• _Stated exercise_: Pictures are excluded. Copy exactly, and only, the lines from the one containing "Reproduce this chart" through the one containing "fontsize=13.6, fontweight='bold', color='#111111')", both ends included.

— START Records for this exercise —

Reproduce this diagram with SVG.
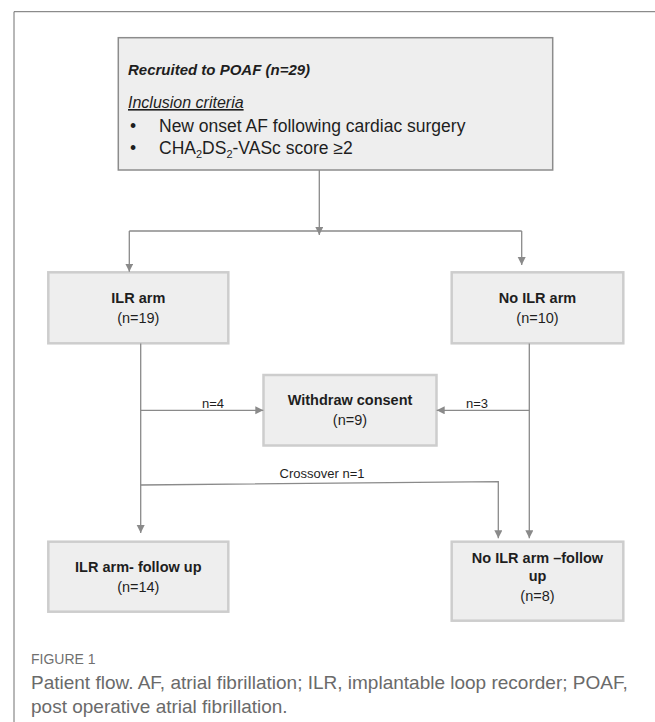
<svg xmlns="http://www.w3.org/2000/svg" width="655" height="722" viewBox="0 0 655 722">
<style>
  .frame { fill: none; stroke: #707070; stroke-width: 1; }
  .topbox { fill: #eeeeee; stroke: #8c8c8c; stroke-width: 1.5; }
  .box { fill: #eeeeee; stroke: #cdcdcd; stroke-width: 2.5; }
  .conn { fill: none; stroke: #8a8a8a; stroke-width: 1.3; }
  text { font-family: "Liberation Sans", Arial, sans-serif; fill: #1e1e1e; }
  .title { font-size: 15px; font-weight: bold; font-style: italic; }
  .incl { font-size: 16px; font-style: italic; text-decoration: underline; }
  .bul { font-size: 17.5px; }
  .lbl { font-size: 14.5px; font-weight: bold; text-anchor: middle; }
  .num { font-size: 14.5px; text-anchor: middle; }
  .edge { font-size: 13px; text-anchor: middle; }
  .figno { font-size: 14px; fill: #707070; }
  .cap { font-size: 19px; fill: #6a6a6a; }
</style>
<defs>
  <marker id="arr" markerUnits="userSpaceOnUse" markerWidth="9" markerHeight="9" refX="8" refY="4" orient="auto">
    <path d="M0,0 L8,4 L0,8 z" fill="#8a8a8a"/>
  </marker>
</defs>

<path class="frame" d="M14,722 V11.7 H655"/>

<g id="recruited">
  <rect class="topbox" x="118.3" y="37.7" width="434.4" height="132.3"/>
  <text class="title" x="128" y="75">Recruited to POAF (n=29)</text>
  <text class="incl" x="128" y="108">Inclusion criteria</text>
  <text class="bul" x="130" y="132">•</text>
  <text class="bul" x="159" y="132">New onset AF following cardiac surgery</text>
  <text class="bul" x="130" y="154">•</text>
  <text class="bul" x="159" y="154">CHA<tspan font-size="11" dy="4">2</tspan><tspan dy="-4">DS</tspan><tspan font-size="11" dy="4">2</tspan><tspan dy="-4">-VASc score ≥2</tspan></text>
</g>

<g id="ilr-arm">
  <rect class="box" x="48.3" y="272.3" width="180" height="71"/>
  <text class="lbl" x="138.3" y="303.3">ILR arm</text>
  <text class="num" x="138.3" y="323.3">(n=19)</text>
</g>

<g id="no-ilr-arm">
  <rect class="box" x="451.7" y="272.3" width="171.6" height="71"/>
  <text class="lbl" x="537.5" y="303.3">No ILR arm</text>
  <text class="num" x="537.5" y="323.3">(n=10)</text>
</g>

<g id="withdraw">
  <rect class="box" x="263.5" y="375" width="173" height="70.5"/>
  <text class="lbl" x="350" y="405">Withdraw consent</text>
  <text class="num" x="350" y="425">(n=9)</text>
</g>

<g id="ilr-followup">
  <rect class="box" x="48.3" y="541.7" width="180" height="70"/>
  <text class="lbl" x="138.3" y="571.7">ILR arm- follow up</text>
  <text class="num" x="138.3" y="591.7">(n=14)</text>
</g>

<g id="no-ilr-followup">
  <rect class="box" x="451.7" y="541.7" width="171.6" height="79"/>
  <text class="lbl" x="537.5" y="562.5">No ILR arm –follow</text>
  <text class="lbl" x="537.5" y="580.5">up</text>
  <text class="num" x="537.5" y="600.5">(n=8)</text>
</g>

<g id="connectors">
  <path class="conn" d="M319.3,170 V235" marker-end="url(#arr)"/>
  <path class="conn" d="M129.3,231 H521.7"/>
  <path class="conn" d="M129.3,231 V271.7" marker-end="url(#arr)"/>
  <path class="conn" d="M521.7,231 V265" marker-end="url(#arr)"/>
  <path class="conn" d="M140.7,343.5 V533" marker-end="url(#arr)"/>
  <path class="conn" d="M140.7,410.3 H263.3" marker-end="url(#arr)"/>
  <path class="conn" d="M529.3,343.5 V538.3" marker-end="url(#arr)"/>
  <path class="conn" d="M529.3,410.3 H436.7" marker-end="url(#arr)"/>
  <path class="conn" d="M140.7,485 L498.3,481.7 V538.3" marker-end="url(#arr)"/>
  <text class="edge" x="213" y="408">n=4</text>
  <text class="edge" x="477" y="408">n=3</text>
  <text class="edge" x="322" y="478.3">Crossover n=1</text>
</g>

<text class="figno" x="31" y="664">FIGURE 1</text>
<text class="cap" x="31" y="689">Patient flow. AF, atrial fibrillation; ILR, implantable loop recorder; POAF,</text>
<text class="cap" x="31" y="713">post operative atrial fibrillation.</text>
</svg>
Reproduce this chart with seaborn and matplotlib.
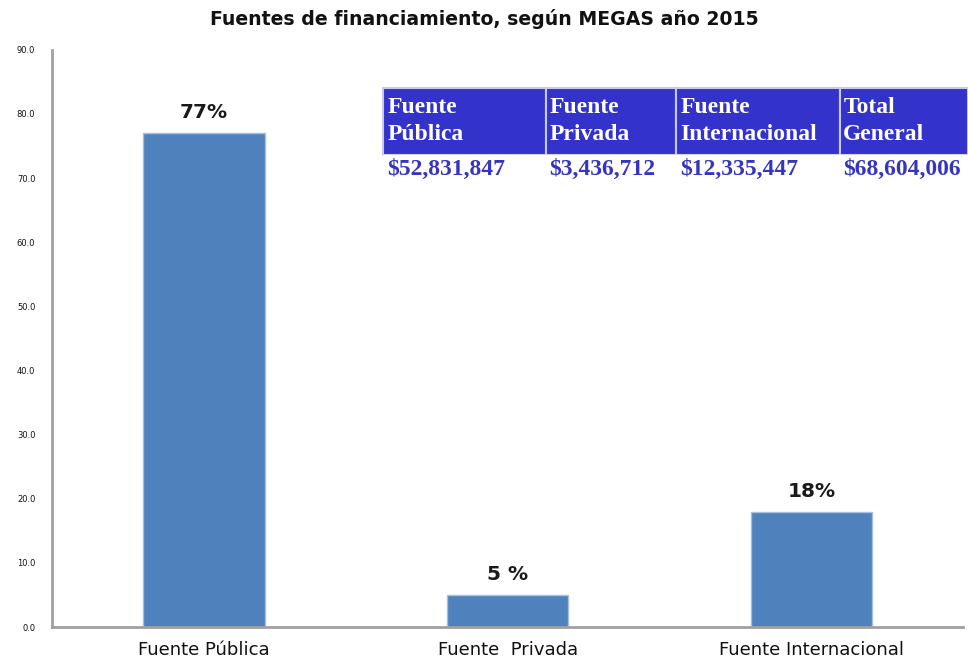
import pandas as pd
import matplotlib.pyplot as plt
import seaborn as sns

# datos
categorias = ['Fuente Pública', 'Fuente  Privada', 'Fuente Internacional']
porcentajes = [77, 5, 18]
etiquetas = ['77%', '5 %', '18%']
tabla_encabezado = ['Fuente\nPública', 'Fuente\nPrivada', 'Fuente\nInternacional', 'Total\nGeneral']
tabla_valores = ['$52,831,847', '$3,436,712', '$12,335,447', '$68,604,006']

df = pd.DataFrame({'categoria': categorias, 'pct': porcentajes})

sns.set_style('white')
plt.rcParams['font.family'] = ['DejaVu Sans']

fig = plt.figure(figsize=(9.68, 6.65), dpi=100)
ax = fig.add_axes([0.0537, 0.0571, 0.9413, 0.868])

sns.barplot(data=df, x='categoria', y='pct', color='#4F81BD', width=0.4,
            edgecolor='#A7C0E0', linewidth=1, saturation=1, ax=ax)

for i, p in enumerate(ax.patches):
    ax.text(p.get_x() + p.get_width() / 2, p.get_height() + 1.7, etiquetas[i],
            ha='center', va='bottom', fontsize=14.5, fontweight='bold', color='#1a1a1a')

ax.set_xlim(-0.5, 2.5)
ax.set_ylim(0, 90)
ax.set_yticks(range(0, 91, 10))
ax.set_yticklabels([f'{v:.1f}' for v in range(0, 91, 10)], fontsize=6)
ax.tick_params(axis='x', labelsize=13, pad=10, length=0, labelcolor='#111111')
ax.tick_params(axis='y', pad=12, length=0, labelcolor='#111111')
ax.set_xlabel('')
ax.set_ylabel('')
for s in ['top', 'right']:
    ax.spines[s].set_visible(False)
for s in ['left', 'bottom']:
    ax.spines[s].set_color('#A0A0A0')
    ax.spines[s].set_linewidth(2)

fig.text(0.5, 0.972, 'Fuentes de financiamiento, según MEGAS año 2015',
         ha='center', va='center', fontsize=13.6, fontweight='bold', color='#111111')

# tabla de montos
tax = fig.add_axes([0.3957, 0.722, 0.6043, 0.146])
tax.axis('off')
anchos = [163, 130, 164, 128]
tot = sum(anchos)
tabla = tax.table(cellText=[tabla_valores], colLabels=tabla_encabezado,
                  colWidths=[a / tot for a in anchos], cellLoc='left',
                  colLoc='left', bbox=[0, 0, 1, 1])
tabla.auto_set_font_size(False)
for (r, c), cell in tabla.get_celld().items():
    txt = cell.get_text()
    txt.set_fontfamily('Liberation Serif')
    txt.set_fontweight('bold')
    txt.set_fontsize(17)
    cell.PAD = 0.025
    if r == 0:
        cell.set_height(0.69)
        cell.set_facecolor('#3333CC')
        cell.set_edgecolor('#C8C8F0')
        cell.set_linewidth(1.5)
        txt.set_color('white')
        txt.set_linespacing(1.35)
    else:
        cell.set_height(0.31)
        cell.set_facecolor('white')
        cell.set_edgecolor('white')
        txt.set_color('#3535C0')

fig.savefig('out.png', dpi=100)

— END Records for this exercise —

• _Output below_:
Reproduce this chart with seaborn and matplotlib.
import pandas as pd
import matplotlib.pyplot as plt
import seaborn as sns

# datos
categorias = ['Fuente Pública', 'Fuente  Privada', 'Fuente Internacional']
porcentajes = [77, 5, 18]
etiquetas = ['77%', '5 %', '18%']
tabla_encabezado = ['Fuente\nPública', 'Fuente\nPrivada', 'Fuente\nInternacional', 'Total\nGeneral']
tabla_valores = ['$52,831,847', '$3,436,712', '$12,335,447', '$68,604,006']

df = pd.DataFrame({'categoria': categorias, 'pct': porcentajes})

sns.set_style('white')
plt.rcParams['font.family'] = ['DejaVu Sans']

fig = plt.figure(figsize=(9.68, 6.65), dpi=100)
ax = fig.add_axes([0.0537, 0.0571, 0.9413, 0.868])

sns.barplot(data=df, x='categoria', y='pct', color='#4F81BD', width=0.4,
            edgecolor='#A7C0E0', linewidth=1, saturation=1, ax=ax)

for i, p in enumerate(ax.patches):
    ax.text(p.get_x() + p.get_width() / 2, p.get_height() + 1.7, etiquetas[i],
            ha='center', va='bottom', fontsize=14.5, fontweight='bold', color='#1a1a1a')

ax.set_xlim(-0.5, 2.5)
ax.set_ylim(0, 90)
ax.set_yticks(range(0, 91, 10))
ax.set_yticklabels([f'{v:.1f}' for v in range(0, 91, 10)], fontsize=6)
ax.tick_params(axis='x', labelsize=13, pad=10, length=0, labelcolor='#111111')
ax.tick_params(axis='y', pad=12, length=0, labelcolor='#111111')
ax.set_xlabel('')
ax.set_ylabel('')
for s in ['top', 'right']:
    ax.spines[s].set_visible(False)
for s in ['left', 'bottom']:
    ax.spines[s].set_color('#A0A0A0')
    ax.spines[s].set_linewidth(2)

fig.text(0.5, 0.972, 'Fuentes de financiamiento, según MEGAS año 2015',
         ha='center', va='center', fontsize=13.6, fontweight='bold', color='#111111')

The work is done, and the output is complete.